Now, I don’t know about you, but I copy and paste more code than I probably write. So if I copy and paste this code I could easily accidentally introduce a security problem because I copied and pasted, I haven’t bothered to read what the function’s doing and I’ve created an admin user.

And in my head I know have to carry around that extra weight because I have to remember that true equals admin.

But, we can let the type system do this for us. So in flow we can define a new user type of admin and normal.

Put it in our class and now suddenly our class reads much better. Now I don’t have to mentally map true to admin. It’s already done for me.

We get another benefit, which is, if someone tries to call my API with something that we’re not prepared to deal with, the compiler’s gonna tell us that.

Flow errors are quite horrible verbose, they’re without adding the information you need, but basically all this is saying is, super cannot, we cannot use that super value with user type because it’s not something that we know about. So instantly, we’re getting feedback on how to use our API while increasing readability.

Next one, int.

Again, an integer is a very large number of values A few billion values.

Who’s written something similar to this?
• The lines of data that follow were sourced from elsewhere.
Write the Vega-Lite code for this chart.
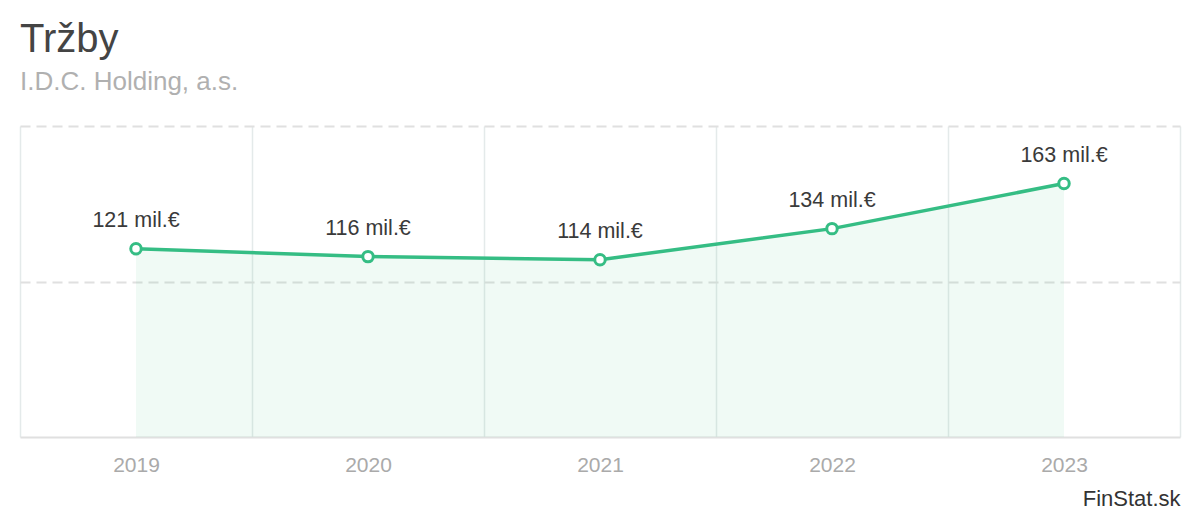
{
  "$schema": "https://vega.github.io/schema/vega-lite/v6.json",
  "width": 1160,
  "height": 311,
  "autosize": {"type": "none"},
  "padding": {"left": 20, "top": 126, "right": 20, "bottom": 83},
  "background": "white",
  "config": {
    "font": "Liberation Sans",
    "view": {"stroke": null}
  },
  "title": {
    "text": "Tržby",
    "subtitle": "I.D.C. Holding, a.s.",
    "anchor": "start",
    "frame": "group",
    "fontSize": 40,
    "fontWeight": "normal",
    "color": "#444444",
    "subtitleFontSize": 26,
    "subtitleColor": "#b0b0b0",
    "subtitlePadding": 9,
    "offset": 31
  },
  "data": {
    "values": [
      {"rok": "2019", "trzby": 121, "label": "121 mil.€"},
      {"rok": "2020", "trzby": 116, "label": "116 mil.€"},
      {"rok": "2021", "trzby": 114, "label": "114 mil.€"},
      {"rok": "2022", "trzby": 134, "label": "134 mil.€"},
      {"rok": "2023", "trzby": 163, "label": "163 mil.€"}
    ]
  },
  "encoding": {
    "x": {
      "field": "rok",
      "type": "ordinal",
      "bandPosition": 0.5,
      "scale": {"type": "band", "paddingInner": 0, "paddingOuter": 0},
      "axis": {
        "title": "FinStat.sk",
        "titleAnchor": "end",
        "titleAlign": "right",
        "titleFontSize": 22,
        "titleFontWeight": "normal",
        "titleColor": "#333333",
        "titlePadding": 13,
        "labelAngle": 0,
        "labelFontSize": 21,
        "labelColor": "#aaaaaa",
        "labelPadding": 17,
        "ticks": false,
        "tickBand": "extent",
        "grid": true,
        "gridColor": "#e4eaea",
        "gridWidth": 1.5,
        "domainColor": "#e0e0e0",
        "domainWidth": 2
      }
    },
    "y": {
      "field": "trzby",
      "type": "quantitative",
      "scale": {"domain": [0, 200], "nice": false},
      "axis": {
        "title": null,
        "labels": false,
        "ticks": false,
        "domain": false,
        "values": [100, 200],
        "grid": true,
        "gridColor": "#e0e0e0",
        "gridWidth": 2,
        "gridDash": [10, 6]
      }
    }
  },
  "layer": [
    {"mark": {"type": "area", "color": "#3cbf85", "opacity": 0.08}},
    {"mark": {"type": "line", "color": "#35bd84", "strokeWidth": 3.5}},
    {"mark": {"type": "point", "shape": "circle", "filled": true, "fill": "white", "stroke": "#35bd84", "strokeWidth": 3, "size": 110, "opacity": 1}},
    {
      "mark": {"type": "text", "dy": -22, "baseline": "alphabetic", "fontSize": 21.5, "color": "#3a3a3a"},
      "encoding": {"text": {"field": "label"}}
    }
  ]
}
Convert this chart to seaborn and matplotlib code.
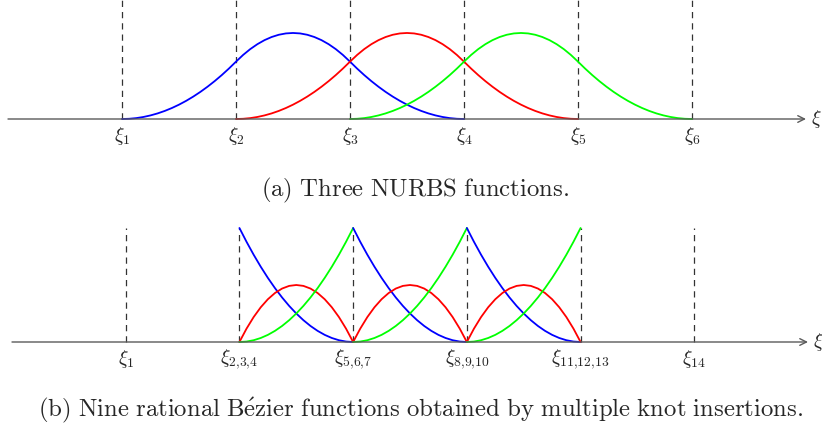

Where we take something that we aren’t and turn it into something else? Fairly common.

And I think everyone here would agree that this is probably a way that we could write this function.

We check whether it’s null, false, or you know, any number of values that it could be.

We check whether it’s an integer between one and five. So instantly this is telling me we’re using a value that’s way too big for what we need it to be.

Because I’ve got four billion possible values that can go into this function, but I only need five of them.

Something’s wrong there and then we switch and we do that.

Now, this code by itself is fairly innocuous. It’s not too bad.

But what I have seen time and time and time again is this happening.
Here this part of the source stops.